105. Greatness

I was born running. Felt it with my first breath, this need to chase it with a bigger, better one. We are born thinking we’ll be great. Some of us listened to the classical masterminds while we marinated in the womb if we had those parents who took that seriously. Maybe mine did. Fact is, we meet our gods before we open our eyes. Famous artists. Leaders of their kind. Idols. Some of us, we hear greatness while our ear drums are still forming and people wonder where motivation comes from. Already we look to the stars. And if we didn’t have any musical input from our parents, we met our gods in the delivery room, the masked doctors, the heroes who delivered us to our bearers. We owed them our lives for granting us our first cry and don’t think we ever forgot that. The rest of us, all of us, regardless of how it happened, what foods your mother ate, what lifestyle your parents brought you into, what Zodiac sign you fell under, we were born into prebuilt worlds we believed were made for us, and we were taught that we could do better.

I was born running. Born wanting. We must all start this way. For a couple weeks, as our nervous system finishes wiring together, we probably find it a bit confusing that we’re NOT famous composers or doctors or gods of any kind. We’re little balls of blubber with a fascinatingly vague understanding of the world. All we know is not too long ago we were an indistinguishable piece of the universe that has now sprouted arms and legs and vocal chords. We are born wanting to outrun our ancestors but we can’t even walk yet.

We forget about that drive. There’s too much else to focus on, like learning to share, follow directions, look both ways and tie your shoes. Your biggest goal is to survive until Saturday Morning Cartoons. The last thing you’re thinking about is what you want to be when you grow up, besides the Red Ranger, and that’s okay because goddammit it’s awesome to be a kid and we should be kids as long as we can.

Slowly it comes back to us. We see adults for what they are: experienced. We can learn from them. For a long time, they’re paid to teach us stuff and some of that stuff will stick and some of it will really change you. Things will start clicking. You remember the doctor. You remember music. You see the gods again. They’re familiar but you’ll never see them the way you once did. Now they’re simply experts. Anyone can be an expert if they put their mind to it. So what do you do? You put your mind to it.

Suddenly we’re running again. Chasing goals like butterflies, beautiful and hard to catch. We’re not alone. We’re all chasing something. After all, what else are we supposed to do?
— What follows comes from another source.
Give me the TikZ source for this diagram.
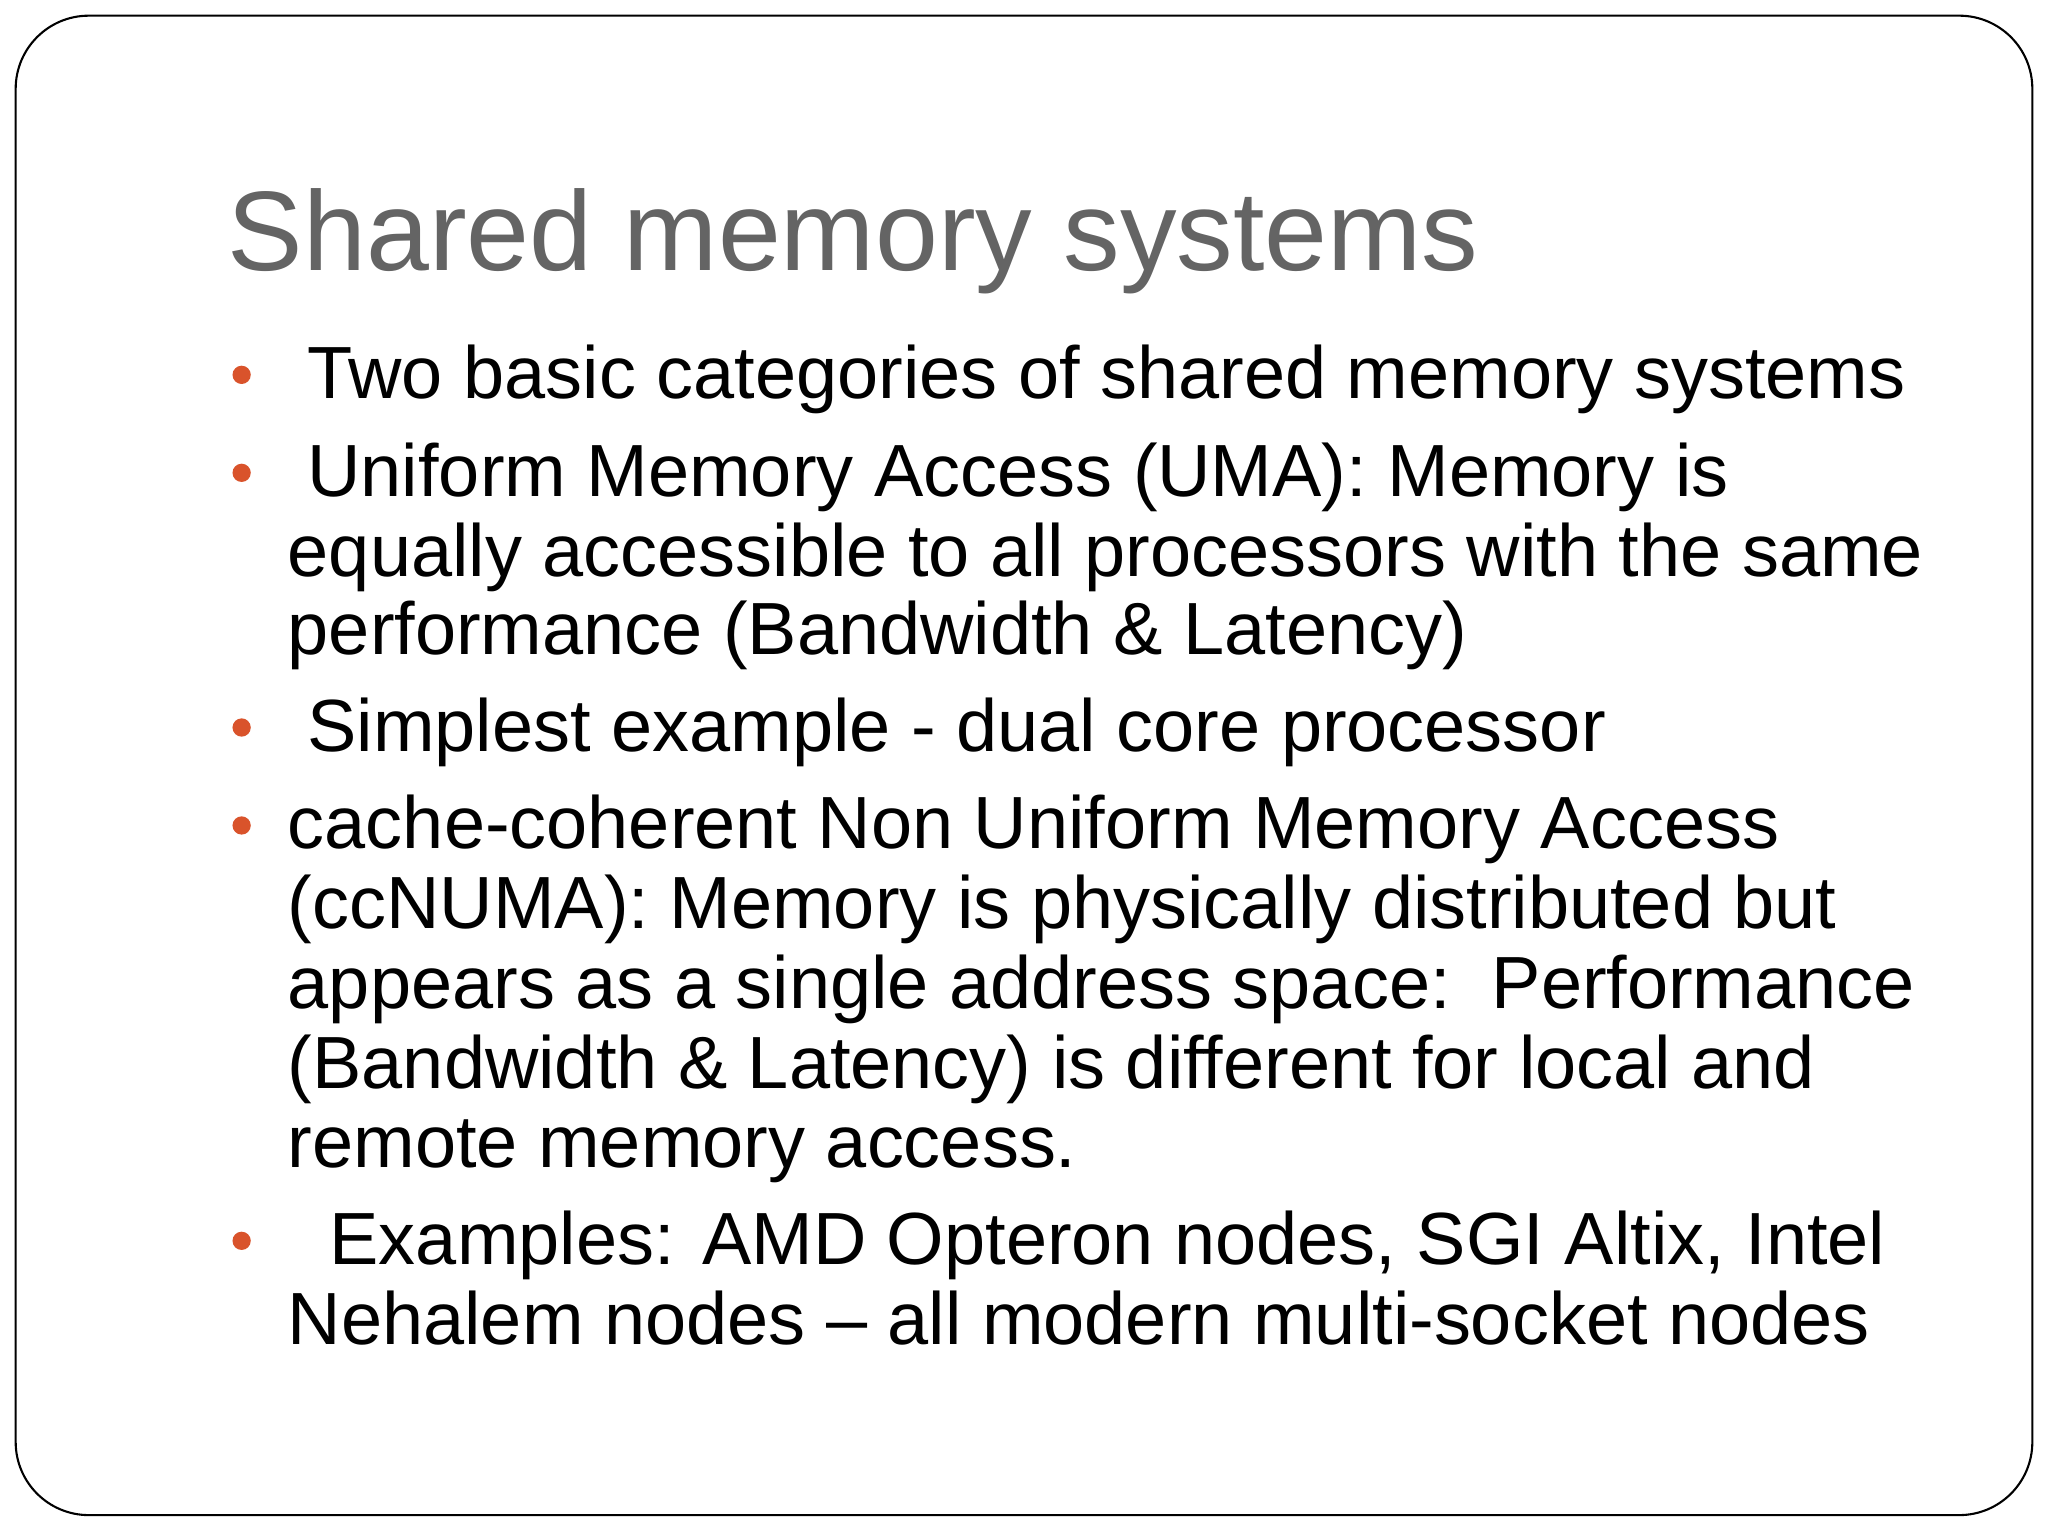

When we finally break out of our adolescence, we gasp for fresh air in a polluted atmosphere. The world is a mess and we come to learn this and then we strive to improve it. To better it. We were born destined to press onward, to build higher, faster, greener. The box gets bigger, we have to think farther, farther, farther to get outside of it. Observe science. Observe the population. All of us have an idea that we’re destined to stand on the shoulders of our ancestors, not with them.

To be honest I’m not sure what this all means.

Worldwide, it seems like we have a big problem with the want for better. I’m not blaming Bach or Motzart, but I have an inkling that introducing infants into the world with echoes of Beethoven’s Für Elise in their squishy brains might be like dangling a carrot in front of a rabbit, just out of reach. Not to say that no one ever catches that carrot (we DO have extremely talented musicians), but one man’s carrot creates a dozen more carrots, slightly bigger than the first. It’s as if we can’t NOT exist without carrots, carrotlessly, blissfully in awe at all the glory of the present state. Any architect, writer, politician, plumber, or hotdog vendor could tell you there’s always someone out there trying to one-up the rest of us, to dream grander dreams. We have become a species that sees greatness in others and strives to replace it with greaterness. And at the rate our population is growing, the pace of this Greatening is rapidly increasing.

Until when? Until there is nothing left to improve upon?

That is a world I do not want to see.